* [SUPPLIED INFORMATION]:

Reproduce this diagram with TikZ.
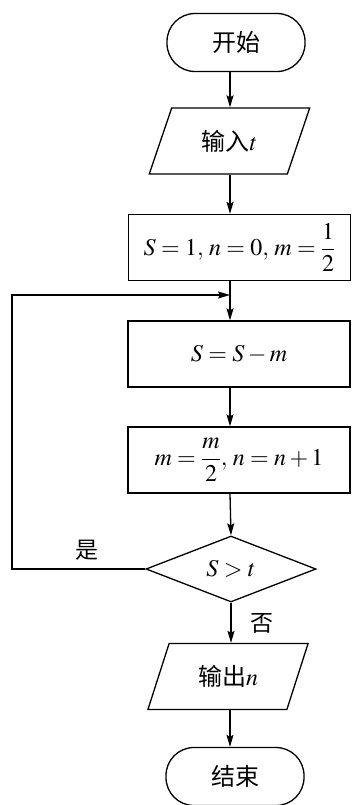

...

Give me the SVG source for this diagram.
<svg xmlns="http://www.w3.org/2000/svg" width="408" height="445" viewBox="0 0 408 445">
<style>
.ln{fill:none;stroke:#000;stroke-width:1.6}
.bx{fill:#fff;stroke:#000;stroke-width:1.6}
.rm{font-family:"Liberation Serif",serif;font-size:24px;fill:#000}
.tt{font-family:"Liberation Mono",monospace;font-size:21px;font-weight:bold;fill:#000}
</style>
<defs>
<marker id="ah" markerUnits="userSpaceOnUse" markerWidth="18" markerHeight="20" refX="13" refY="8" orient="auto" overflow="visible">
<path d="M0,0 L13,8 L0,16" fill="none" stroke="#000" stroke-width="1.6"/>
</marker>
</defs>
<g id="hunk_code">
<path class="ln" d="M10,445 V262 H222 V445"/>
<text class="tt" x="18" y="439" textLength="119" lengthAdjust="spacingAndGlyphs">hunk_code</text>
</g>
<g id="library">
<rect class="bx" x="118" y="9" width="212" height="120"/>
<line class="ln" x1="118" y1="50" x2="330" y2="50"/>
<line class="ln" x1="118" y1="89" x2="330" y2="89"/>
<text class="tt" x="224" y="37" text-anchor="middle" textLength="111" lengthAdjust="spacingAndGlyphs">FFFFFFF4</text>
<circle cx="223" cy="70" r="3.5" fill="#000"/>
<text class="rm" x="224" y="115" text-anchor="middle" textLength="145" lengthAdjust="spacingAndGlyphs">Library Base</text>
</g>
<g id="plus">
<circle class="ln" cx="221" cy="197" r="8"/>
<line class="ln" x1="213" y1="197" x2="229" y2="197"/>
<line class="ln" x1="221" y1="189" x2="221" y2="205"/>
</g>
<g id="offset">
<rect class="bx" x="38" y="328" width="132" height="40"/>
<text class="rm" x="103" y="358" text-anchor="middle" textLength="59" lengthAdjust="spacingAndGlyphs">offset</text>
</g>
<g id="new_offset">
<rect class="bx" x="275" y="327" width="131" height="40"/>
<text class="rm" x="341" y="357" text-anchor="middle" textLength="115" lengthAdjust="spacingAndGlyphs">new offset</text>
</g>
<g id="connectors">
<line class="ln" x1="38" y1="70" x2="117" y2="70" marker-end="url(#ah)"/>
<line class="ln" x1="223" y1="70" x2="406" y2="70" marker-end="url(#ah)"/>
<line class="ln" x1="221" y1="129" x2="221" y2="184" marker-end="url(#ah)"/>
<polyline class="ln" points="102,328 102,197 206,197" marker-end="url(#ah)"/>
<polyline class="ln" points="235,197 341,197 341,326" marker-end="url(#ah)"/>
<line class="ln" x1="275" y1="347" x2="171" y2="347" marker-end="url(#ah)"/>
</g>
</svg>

* [SET EXERCISE]:
Find each line that has the word "diagram", then copy it out.

* [OUTPUT FOR THIS EXERCISE]:
Reproduce this diagram with TikZ.
Give me the SVG source for this diagram.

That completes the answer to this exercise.